Otra vez lo mismo: voces de todo tipo se alzan contra la Ley del Menor. Ahora, todo el mundo se lleva las manos a la cabeza porque varios menores de 14 años, implicados en dos violaciones ocurridas en Huelva y Córdoba, no tienen responsabilidad penal alguna y volverán tranquilamente a su casa pese a la canallada que han hecho.
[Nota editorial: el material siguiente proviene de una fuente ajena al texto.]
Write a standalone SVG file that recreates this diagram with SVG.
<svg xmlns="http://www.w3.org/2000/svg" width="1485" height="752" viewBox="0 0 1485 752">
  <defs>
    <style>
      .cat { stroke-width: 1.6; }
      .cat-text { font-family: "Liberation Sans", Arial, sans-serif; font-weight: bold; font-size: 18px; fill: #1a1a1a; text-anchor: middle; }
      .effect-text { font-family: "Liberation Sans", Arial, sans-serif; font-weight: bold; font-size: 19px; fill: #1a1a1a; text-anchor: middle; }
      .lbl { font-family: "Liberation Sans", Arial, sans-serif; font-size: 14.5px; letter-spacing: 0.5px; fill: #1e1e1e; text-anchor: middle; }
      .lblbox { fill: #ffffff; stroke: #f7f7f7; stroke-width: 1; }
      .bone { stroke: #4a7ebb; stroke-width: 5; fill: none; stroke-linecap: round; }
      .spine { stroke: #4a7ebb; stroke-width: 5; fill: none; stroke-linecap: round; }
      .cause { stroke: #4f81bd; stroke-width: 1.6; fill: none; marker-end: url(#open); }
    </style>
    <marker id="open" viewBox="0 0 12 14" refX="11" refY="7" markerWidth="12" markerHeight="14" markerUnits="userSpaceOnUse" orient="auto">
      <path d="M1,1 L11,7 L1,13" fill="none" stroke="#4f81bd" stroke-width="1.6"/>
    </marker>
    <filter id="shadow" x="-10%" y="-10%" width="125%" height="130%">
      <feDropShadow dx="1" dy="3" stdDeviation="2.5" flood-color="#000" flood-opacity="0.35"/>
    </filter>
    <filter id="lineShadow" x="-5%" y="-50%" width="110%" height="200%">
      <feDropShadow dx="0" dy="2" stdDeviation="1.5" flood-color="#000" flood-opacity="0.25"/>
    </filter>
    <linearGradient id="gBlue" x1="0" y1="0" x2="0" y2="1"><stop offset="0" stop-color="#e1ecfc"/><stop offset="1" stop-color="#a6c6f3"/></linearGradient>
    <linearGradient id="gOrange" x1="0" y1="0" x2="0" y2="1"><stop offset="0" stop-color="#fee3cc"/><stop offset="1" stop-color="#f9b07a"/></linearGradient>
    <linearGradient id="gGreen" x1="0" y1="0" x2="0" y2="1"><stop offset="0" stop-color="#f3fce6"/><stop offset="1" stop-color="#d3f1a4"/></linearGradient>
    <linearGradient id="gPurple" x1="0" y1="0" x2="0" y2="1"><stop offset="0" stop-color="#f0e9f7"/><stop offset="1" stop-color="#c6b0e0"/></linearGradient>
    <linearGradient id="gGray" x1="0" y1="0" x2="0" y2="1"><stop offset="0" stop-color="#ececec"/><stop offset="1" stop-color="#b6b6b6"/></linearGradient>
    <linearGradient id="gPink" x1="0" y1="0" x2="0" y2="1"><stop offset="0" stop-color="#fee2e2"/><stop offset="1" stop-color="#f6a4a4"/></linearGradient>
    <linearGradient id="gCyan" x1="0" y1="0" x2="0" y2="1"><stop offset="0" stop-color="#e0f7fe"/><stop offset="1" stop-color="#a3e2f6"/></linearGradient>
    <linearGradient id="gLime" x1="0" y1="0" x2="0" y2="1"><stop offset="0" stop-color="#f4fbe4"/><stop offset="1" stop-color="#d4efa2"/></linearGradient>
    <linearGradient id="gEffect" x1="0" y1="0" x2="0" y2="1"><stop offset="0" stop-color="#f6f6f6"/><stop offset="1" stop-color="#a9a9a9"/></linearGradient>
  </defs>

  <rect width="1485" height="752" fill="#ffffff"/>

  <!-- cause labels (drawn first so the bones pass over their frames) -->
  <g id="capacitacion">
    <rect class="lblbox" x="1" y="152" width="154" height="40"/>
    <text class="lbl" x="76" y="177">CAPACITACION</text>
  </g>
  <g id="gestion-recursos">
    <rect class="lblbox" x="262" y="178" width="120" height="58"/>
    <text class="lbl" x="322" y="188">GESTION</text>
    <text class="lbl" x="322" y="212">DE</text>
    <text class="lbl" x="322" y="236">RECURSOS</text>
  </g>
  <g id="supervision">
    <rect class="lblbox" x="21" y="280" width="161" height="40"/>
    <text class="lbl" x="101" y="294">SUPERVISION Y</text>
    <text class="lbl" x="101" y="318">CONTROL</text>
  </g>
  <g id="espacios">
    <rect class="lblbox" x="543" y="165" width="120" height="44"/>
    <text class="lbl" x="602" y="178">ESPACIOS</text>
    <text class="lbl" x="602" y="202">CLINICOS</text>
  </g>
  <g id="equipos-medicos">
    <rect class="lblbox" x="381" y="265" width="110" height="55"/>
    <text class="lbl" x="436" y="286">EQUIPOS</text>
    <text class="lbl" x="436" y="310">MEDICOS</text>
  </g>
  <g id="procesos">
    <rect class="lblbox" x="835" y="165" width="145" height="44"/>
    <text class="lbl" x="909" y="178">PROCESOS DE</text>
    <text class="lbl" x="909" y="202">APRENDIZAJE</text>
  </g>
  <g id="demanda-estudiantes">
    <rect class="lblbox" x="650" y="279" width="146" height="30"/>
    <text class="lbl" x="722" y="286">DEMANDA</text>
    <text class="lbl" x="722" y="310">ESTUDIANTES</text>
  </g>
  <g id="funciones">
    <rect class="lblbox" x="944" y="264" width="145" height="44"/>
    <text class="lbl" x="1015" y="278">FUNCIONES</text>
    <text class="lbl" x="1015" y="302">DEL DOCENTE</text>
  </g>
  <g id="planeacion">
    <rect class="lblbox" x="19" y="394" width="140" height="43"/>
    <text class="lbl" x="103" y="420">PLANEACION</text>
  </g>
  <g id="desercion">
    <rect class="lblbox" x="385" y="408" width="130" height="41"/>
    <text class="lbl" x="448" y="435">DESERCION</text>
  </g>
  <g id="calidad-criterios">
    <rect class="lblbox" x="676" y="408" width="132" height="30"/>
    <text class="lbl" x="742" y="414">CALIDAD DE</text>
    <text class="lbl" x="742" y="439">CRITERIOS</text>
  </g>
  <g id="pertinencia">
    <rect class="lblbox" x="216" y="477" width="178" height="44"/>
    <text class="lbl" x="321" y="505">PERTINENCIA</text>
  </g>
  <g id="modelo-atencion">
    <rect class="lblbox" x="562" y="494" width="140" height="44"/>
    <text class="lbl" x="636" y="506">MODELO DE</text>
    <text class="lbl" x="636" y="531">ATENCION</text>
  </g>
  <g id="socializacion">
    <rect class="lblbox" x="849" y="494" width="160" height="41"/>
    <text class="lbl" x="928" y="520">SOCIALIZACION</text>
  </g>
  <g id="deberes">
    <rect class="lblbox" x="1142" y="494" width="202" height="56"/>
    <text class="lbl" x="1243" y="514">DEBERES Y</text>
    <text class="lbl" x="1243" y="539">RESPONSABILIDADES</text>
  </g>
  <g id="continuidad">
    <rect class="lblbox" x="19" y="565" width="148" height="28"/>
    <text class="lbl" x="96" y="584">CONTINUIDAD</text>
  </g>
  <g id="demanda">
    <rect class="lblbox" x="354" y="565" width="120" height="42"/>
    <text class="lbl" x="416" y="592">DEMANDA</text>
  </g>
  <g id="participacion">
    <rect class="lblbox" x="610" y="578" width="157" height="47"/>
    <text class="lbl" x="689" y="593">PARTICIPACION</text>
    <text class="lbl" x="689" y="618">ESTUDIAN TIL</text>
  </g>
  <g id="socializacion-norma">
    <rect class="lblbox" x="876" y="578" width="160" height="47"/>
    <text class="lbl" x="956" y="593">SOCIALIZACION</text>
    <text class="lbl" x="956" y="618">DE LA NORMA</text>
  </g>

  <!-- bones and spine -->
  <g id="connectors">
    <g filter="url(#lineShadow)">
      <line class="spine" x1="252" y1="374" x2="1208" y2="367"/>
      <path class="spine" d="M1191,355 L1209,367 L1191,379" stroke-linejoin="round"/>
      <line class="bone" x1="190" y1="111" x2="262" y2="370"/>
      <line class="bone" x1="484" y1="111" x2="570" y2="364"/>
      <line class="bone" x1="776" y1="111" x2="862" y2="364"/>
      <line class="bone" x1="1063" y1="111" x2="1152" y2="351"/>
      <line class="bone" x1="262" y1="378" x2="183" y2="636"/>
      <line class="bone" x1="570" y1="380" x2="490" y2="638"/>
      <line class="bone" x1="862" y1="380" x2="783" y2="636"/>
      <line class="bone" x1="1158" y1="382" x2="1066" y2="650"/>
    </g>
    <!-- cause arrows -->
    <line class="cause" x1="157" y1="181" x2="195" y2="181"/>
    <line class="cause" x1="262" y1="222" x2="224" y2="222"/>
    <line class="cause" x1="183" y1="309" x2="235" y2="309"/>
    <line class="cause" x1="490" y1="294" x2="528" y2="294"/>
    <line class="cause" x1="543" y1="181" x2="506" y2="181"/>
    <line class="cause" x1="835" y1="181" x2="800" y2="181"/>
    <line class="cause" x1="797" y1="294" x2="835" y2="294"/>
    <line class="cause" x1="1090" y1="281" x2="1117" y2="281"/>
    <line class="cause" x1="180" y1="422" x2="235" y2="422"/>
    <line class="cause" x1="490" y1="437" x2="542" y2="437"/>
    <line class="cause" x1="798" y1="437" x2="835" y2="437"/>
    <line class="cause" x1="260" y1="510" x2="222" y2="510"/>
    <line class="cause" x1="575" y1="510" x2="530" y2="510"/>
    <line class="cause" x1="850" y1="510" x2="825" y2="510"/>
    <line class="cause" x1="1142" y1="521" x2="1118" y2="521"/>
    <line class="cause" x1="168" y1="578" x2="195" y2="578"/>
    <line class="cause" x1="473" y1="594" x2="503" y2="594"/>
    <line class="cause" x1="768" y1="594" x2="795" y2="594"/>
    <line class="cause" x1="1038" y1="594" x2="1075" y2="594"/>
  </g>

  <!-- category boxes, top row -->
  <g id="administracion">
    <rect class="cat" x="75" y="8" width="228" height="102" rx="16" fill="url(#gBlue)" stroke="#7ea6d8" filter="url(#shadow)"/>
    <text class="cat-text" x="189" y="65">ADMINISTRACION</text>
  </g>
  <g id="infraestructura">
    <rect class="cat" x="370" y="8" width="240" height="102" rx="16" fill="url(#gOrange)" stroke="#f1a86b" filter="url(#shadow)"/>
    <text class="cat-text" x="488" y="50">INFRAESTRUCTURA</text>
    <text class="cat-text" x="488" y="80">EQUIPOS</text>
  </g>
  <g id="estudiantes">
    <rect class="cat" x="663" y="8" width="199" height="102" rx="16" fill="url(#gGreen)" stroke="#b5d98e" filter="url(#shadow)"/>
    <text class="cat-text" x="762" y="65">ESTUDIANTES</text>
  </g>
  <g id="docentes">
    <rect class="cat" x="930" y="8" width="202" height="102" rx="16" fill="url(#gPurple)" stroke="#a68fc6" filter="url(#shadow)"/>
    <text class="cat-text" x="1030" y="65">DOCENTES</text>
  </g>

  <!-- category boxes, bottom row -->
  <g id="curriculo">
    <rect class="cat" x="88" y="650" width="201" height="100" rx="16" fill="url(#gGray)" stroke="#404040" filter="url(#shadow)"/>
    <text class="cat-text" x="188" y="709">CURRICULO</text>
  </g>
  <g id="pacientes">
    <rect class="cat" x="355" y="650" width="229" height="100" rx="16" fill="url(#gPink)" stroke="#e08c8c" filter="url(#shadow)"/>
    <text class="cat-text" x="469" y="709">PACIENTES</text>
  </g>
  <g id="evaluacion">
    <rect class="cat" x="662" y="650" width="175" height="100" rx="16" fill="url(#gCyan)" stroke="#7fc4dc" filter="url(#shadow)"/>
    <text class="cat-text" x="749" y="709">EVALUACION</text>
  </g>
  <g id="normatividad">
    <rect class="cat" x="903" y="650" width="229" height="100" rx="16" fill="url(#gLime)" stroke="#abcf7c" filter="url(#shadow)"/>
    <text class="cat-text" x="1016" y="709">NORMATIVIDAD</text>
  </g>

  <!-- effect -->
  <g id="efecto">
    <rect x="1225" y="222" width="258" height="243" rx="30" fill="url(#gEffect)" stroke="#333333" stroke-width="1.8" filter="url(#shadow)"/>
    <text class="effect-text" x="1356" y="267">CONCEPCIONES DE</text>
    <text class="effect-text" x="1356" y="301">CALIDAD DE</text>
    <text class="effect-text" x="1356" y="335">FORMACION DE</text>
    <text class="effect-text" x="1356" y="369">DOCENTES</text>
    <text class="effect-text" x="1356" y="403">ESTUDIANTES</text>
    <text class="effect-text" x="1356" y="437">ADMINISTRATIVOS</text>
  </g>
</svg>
Otra vez, el periodismo de queroseno: el suceso sirve para prender un fuego, que prenderá otro y así sucesivamente, hasta que nadie se acuerde de quién lanzó el queroseno. Me horrorizan los dos sucesos. Las dos víctimas tienen trece años y han visto vulnerada de forma salvaje su libertad sexual. La rehala de cafres que ha cometido esas dos violaciones debe tener un castigo, pero la ley está para cumplirla. Y hace ya unos cuantos años nació una Ley que se llama Ley de Responsabilidad Penal del Menor, que ha sido reformada y que, hoy por hoy, es la única herramienta que tenemos en esta materia. Y la ley dice que antes de los 14 años la responsabilidad penal no existe.
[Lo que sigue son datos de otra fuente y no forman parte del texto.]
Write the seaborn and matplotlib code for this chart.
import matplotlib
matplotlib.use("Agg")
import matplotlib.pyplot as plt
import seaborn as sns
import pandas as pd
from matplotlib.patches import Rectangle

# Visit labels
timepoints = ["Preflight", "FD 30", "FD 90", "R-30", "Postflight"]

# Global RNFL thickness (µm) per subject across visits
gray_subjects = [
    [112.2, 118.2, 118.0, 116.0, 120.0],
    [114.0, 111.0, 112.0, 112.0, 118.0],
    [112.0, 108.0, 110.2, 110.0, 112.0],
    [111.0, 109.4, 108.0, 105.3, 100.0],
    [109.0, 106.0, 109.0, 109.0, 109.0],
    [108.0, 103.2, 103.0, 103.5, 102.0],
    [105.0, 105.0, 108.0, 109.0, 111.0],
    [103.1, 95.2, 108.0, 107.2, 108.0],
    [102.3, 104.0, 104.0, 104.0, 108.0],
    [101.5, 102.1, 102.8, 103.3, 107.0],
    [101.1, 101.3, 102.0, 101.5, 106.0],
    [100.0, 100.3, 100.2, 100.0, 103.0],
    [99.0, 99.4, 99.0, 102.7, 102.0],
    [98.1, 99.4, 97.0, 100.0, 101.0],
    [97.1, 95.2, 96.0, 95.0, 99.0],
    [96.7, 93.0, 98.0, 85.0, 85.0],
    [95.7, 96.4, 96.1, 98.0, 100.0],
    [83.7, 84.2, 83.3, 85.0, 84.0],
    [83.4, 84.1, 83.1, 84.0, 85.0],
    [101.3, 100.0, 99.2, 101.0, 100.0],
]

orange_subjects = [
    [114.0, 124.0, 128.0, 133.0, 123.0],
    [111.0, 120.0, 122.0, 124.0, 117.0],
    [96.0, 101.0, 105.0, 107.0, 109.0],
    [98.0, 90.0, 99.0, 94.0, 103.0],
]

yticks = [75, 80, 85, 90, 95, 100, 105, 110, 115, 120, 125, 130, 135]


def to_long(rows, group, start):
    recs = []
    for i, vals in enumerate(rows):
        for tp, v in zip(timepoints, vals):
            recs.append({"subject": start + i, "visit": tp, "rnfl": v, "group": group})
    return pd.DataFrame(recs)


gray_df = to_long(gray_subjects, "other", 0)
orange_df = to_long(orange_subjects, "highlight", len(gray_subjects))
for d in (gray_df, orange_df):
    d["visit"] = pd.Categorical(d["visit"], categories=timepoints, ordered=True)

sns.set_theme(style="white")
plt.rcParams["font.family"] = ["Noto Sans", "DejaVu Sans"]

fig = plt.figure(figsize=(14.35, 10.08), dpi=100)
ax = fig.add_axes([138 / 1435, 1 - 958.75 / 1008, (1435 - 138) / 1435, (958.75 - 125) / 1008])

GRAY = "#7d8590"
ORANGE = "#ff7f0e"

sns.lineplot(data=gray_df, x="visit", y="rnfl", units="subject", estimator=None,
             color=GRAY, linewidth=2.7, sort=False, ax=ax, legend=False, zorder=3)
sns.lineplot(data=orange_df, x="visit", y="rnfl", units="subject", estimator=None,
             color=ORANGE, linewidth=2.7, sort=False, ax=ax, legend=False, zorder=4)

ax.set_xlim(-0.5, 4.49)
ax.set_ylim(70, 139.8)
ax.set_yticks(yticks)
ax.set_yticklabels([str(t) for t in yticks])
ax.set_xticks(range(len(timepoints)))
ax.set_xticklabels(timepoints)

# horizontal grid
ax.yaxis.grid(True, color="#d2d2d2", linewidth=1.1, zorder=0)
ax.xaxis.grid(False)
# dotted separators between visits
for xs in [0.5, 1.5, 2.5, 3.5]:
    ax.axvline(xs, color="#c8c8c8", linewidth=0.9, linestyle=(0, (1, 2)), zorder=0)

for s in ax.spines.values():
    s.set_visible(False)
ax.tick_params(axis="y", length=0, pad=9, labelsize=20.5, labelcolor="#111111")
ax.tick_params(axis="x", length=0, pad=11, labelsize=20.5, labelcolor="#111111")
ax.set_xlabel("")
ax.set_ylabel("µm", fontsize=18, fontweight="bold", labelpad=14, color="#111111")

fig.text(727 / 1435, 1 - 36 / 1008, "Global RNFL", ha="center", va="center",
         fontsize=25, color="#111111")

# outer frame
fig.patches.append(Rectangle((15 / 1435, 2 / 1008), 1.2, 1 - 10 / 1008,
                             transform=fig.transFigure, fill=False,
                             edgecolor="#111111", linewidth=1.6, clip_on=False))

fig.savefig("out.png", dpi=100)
¿Es justa la ley? No lo sé. Seguro que para los padres de las dos niñas violadas no es justa. Como no lo fue para la madre de
Sandra Palo o como no lo será para los padres de
Marta del Castillo cuando vean que
El Cuco sale en libertad en unos pocos años. Ellos tienen todo el derecho del mundo a lamentar la ley que tenemos.
El resto, y especialmente los políticos, que pronto se apuntarán a las críticas, lo que tenemos que hacer es exigir que esa Ley del Menor, nacida con la mejor de las intenciones, tenga medios para llevar a cabo el fin con el que fue creada: que los menores que delinquen tengan una oportunidad de volver a la sociedad capacitados para vivir en ella.
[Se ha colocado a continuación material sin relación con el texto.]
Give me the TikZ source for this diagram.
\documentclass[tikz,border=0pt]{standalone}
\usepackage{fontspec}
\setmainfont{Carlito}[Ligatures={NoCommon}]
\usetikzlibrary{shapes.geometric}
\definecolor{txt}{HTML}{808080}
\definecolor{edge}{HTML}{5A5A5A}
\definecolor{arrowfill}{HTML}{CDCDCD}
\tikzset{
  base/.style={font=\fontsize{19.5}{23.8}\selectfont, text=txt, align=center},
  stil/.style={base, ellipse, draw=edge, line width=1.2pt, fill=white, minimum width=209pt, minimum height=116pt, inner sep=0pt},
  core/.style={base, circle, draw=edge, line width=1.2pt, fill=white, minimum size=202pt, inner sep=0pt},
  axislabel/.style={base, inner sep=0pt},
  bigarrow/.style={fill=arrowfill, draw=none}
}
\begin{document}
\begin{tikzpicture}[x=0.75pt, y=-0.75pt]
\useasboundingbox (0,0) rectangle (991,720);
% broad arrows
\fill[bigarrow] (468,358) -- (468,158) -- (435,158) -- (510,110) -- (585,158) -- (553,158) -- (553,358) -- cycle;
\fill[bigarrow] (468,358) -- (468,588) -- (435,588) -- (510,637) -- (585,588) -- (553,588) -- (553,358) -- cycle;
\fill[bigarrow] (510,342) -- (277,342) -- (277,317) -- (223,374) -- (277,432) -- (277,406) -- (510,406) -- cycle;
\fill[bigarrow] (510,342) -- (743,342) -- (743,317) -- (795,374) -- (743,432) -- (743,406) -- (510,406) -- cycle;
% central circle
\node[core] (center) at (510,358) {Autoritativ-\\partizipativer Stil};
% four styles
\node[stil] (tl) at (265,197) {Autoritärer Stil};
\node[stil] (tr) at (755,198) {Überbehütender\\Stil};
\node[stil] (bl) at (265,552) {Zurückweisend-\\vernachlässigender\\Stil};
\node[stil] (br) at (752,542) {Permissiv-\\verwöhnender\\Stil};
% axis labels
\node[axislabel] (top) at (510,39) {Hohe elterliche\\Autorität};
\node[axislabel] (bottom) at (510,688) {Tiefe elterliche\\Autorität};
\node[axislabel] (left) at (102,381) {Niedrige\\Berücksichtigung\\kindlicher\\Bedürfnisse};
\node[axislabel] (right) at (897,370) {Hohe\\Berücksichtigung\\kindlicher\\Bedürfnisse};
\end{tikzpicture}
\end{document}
Pocos crímenes fueron tan horrendos como el del niño inglés
James Bugler. Dos críos se lo llevaron de un centro comercial y le machacaron la cabeza a pedradas cuando tenía dos años. Sus asesinos,
Robert Thompson y
Jon Venables tenían diez años en el momento del crimen. El estado británico gastó millones de euros en reinsertar a esos dos niños, en enseñarles a vivir en sociedad y en ocultarles cuando cumplieron 18 años. Hoy, ya en libertad, nadie conoce sus rostros ni sus nombres ni su paradero y la ley condenaría a cualquier medio de comunicación que se atreviese a revelar esos datos. Hace apenas unas semanas, todos conocimos el rostro y el paradero de uno de los asesinos de
Sandra Palo. Los padres de
Sandra tienen exactamente el mismo derecho a indignarse que los padres de
James Bugler, pero las comparaciones son odiosas. Sobre todo en el tratamiento a menores delincuentes.